Cardano validator economics

Stake pool operators on Cardano pay variable + fixed costs. Most pools take a 1-3% margin plus the ~340 ADA fixed cost per epoch. Operators earn rewards from pool block production.

Delegators earn ~3-4% APR. No slashing on Cardano (yet), making delegation lower risk than ETH/SOL.

Roadmaps that affect staking yield

Ethereum: EIP-7251 (Pectra)

The Pectra hard fork (mid-2025) increased the maximum effective validator balance from 32 to 2048 ETH. This consolidates validator operations and improves capital efficiency. It does not change individual yields, but it reduces operational overhead for large stakers.

Ethereum: Verkle trees and stateless clients

Coming in 2026-2027. Verkle trees enable stateless clients — validators no longer need to store full state. This dramatically reduces hardware requirements for solo stakers, broadening participation.

Solana: Firedancer

Jump Crypto’s Firedancer is an alternative Solana client. Active rollout through 2026. Firedancer’s parallel architecture aims to multiply Solana’s throughput. Validator economics will shift if Firedancer succeeds.

Cardano: Voltaire era and Hydra

Voltaire on-chain governance is live since June 2024. Hydra layer-2 scaling is rolling out, allowing state-channel-based high-throughput off-chain computation. Both could affect ADA staking demand as the ecosystem grows.

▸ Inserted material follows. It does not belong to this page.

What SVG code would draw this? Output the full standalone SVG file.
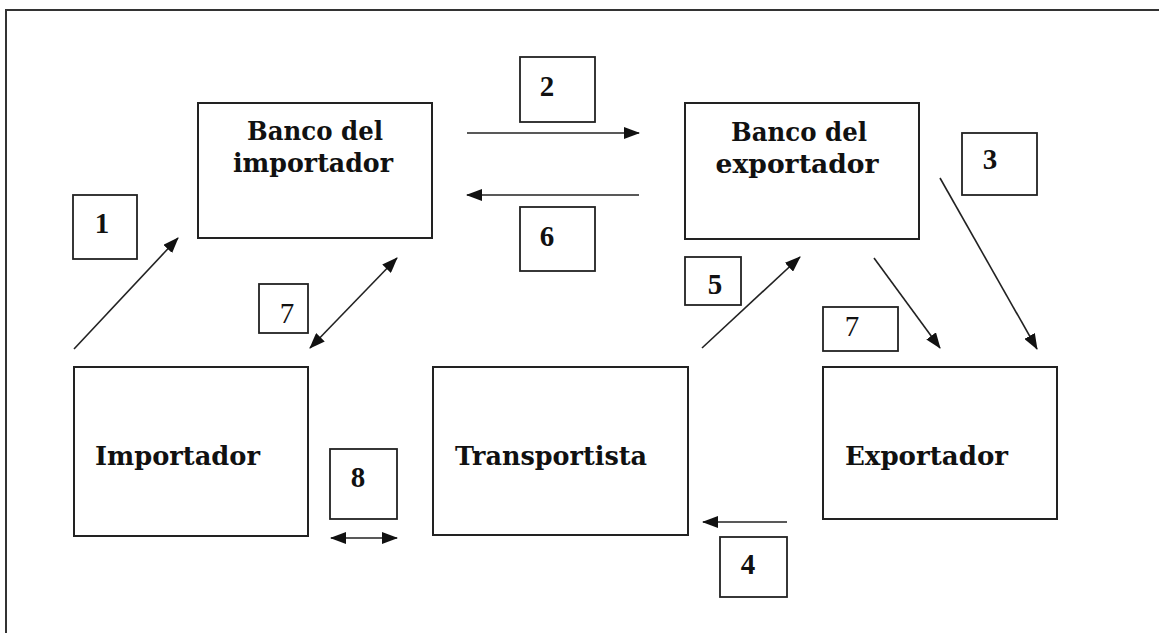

Common staking mistakes to avoid

  • Choosing the highest-yield validator — yield outliers usually have either lower commission (sustainable) or are misleading. Verify before staking.
  • Not testing recovery — solo stakers must be able to restart their validator quickly. Test failover procedures before relying on the setup.
  • Forgetting tax reporting — staking rewards are income. Accumulating them quietly creates a tax liability you owe.
  • Concentrating all stake with one provider — Lido concentration risk applies to your portfolio too. Diversify across 2-3 providers if you have material holdings.
  • Locking too much into illiquid staking — keep some liquid cash/stablecoins. Don’t tie up 100% in lockups.
  • Ignoring restaking risk — restaking via EigenLayer adds slashing surface from AVSs. Understand what you’re securing.